* begin *

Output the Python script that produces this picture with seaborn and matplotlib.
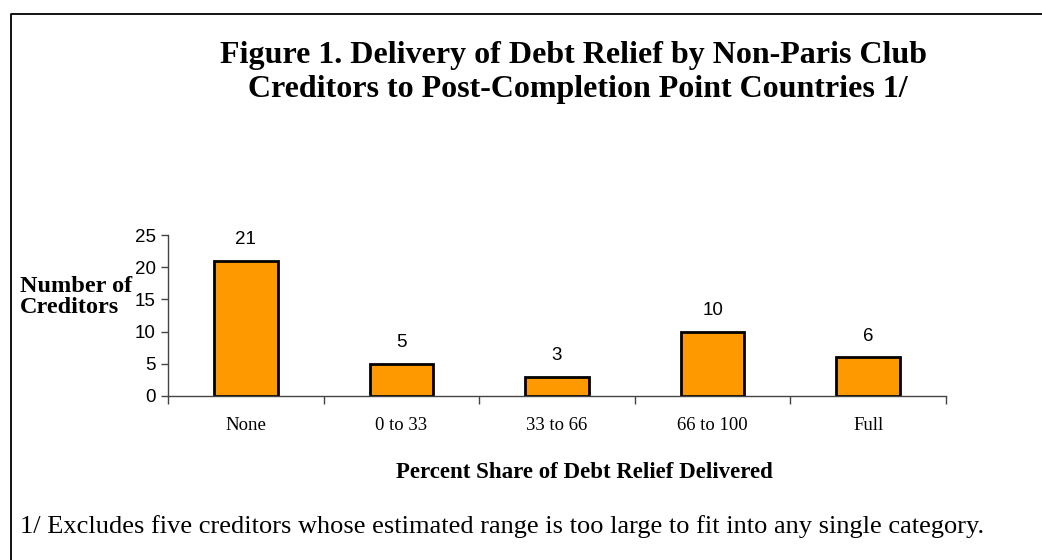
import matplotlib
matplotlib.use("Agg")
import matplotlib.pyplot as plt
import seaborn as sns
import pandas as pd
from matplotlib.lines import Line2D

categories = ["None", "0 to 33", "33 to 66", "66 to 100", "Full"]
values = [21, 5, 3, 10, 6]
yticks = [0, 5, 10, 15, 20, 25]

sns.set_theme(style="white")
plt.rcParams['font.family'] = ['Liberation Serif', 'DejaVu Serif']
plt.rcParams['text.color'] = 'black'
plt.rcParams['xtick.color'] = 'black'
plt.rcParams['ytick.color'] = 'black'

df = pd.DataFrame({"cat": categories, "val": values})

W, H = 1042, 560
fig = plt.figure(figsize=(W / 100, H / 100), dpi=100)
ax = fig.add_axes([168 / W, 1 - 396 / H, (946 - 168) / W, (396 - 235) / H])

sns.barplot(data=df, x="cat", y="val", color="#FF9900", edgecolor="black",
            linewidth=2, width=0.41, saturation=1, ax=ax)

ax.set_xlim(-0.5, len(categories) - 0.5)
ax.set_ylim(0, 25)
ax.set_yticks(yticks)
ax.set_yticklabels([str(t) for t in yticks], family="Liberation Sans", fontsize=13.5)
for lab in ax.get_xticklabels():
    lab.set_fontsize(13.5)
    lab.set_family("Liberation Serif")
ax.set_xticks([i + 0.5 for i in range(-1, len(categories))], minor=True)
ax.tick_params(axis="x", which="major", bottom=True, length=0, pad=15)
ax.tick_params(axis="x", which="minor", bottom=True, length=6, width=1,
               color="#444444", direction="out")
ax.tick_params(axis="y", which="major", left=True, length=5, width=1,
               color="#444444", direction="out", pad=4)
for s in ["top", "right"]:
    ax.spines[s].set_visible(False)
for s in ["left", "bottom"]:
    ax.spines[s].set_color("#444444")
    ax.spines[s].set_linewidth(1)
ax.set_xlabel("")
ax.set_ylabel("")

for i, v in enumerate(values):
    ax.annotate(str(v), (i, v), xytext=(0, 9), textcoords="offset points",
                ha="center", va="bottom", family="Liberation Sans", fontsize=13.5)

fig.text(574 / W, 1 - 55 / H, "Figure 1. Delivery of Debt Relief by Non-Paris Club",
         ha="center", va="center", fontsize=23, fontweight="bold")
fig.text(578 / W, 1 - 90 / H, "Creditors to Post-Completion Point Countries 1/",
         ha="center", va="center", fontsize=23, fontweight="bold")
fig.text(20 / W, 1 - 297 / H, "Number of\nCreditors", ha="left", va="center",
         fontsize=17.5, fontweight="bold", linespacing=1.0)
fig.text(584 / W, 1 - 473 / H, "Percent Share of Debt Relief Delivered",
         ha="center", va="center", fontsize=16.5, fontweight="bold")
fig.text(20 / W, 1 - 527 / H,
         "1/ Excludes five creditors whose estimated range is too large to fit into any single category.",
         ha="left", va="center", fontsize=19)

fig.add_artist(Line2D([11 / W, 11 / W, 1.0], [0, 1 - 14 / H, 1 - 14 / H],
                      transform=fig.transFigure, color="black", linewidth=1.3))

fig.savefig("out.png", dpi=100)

* end *

> **WHAT NEEDS TO BE DONE**
Write out an exact copy of the listing, first line through the line containing "linewidth=2, width=0.41, saturation=1, ax=ax)", with the pictures left out.

> **WRITTEN SOLUTION**
Output the Python script that produces this picture with seaborn and matplotlib.
import matplotlib
matplotlib.use("Agg")
import matplotlib.pyplot as plt
import seaborn as sns
import pandas as pd
from matplotlib.lines import Line2D

categories = ["None", "0 to 33", "33 to 66", "66 to 100", "Full"]
values = [21, 5, 3, 10, 6]
yticks = [0, 5, 10, 15, 20, 25]

sns.set_theme(style="white")
plt.rcParams['font.family'] = ['Liberation Serif', 'DejaVu Serif']
plt.rcParams['text.color'] = 'black'
plt.rcParams['xtick.color'] = 'black'
plt.rcParams['ytick.color'] = 'black'

df = pd.DataFrame({"cat": categories, "val": values})

W, H = 1042, 560
fig = plt.figure(figsize=(W / 100, H / 100), dpi=100)
ax = fig.add_axes([168 / W, 1 - 396 / H, (946 - 168) / W, (396 - 235) / H])

sns.barplot(data=df, x="cat", y="val", color="#FF9900", edgecolor="black",
            linewidth=2, width=0.41, saturation=1, ax=ax)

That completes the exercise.